What is/are the largest problem sizes (for knap1.c and knap.c) that each program is able to handle, based on the configuration of capital machines?
Can you confirm the asymptotic complexity of the two algorithms? Can you demonstrate this visually in a clean and simple [Hint: a straight line conveys the most information to your reader, so a plot of actual execution time vs. predicted execution time would be most informative] plot?
By keeping the value of N*C fixed to a "reasonably large" value, say 4G(4,000,000,000), you can study how sensitive the execution time (of both programs) is to the aspect ratio of the "table." For example, you could choose 6-8 independent values of N and C.
Example: N=40 and C=100,000,000 or N=40,000 and C=100,000. Can you demonstrate your conclusions easily and visually by s simple, clean plot [e.g., execution time as a function of (?)]
Extra credit for other interesting experiments/observations/analyses.

Report

The rest of your report should follow the standard rules. Aa a minimum, you should report the performance on the k100x100M input data file for each of the other parallel programs you develop and submit. Record times for the part of your code that computes the main recursive call, and report speedups for 1 through 8 threads. Specifically,

knap2: Measure the execution time as a function of the number of processors, and observe the speedup with respect to the knap1 sequential version.

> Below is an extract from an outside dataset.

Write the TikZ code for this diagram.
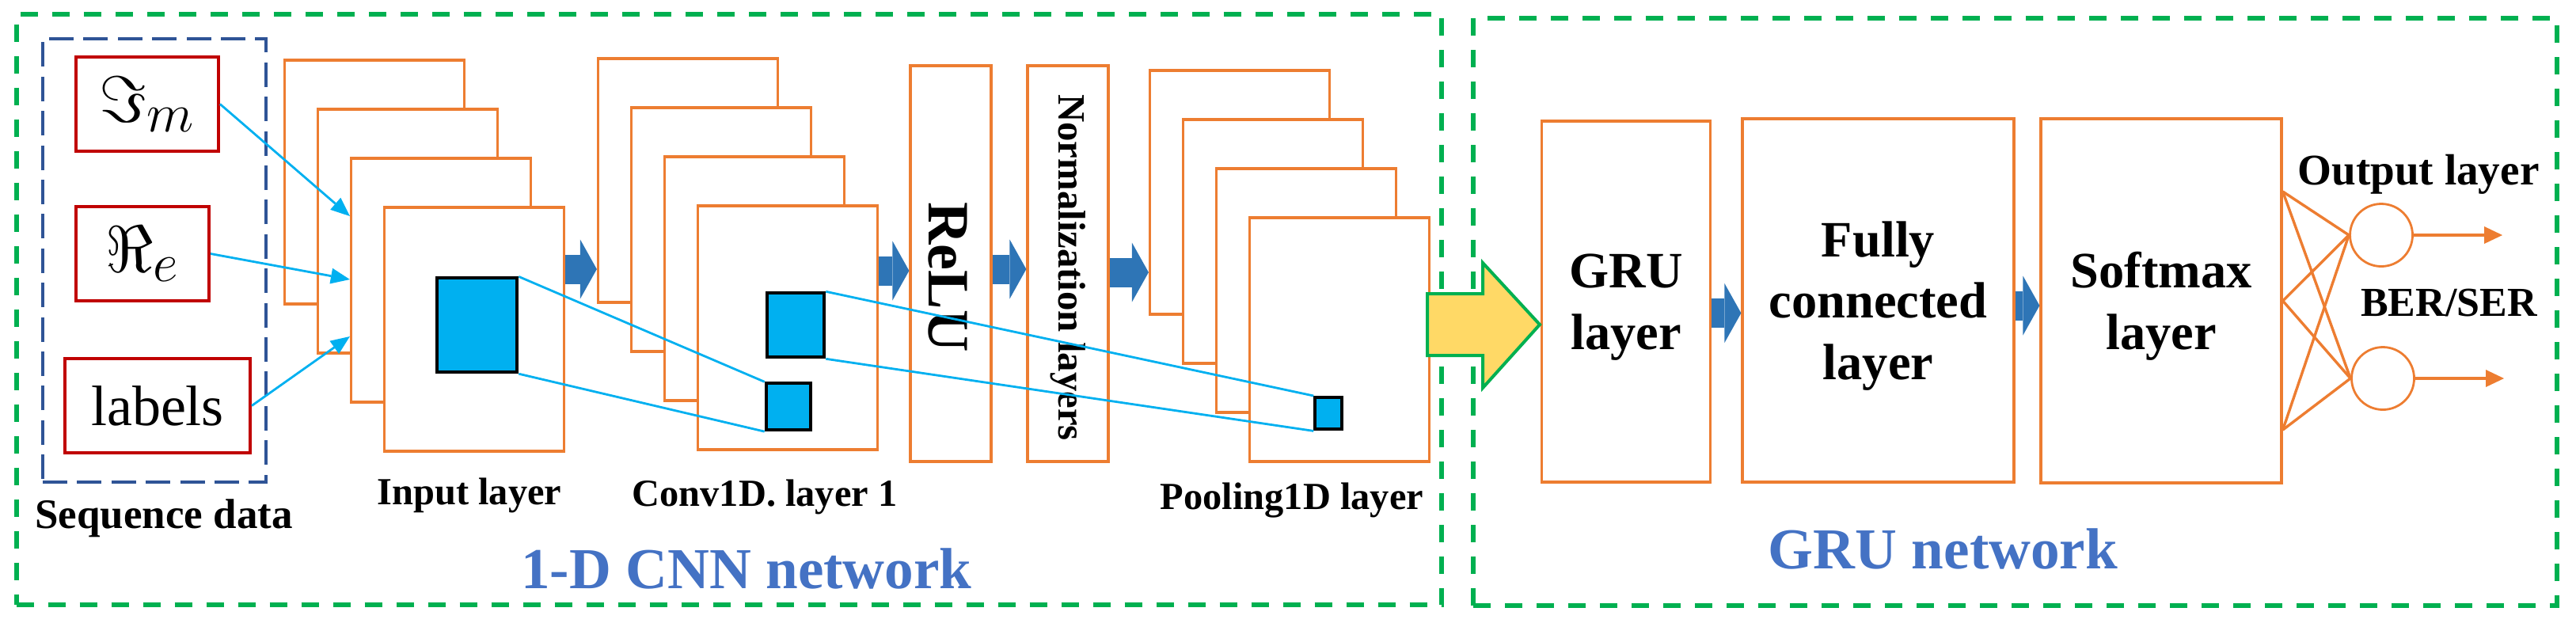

Do this for a range of values of depth for all three variations of coarse grain parallelism. Show your speedup plots (3 plots, one for each parallel implementation), and report the value that provides the best performance for each type of variation.
knap3: Measure the execution time as a function of the number of processors. Show your speedup plot with respect to the sequential version knap1.
[Extra-credit] knap4: Measure the execution time as a function of the number of processors, and observe the speedup. Do this for a range of values of depth. Show your speedup plots, and report the value that provides the best performance.

Based on the above questions, was the code memory-bound or compute bound? Why? Submit the report (a file named "PA3.R.pdf") via Checkin.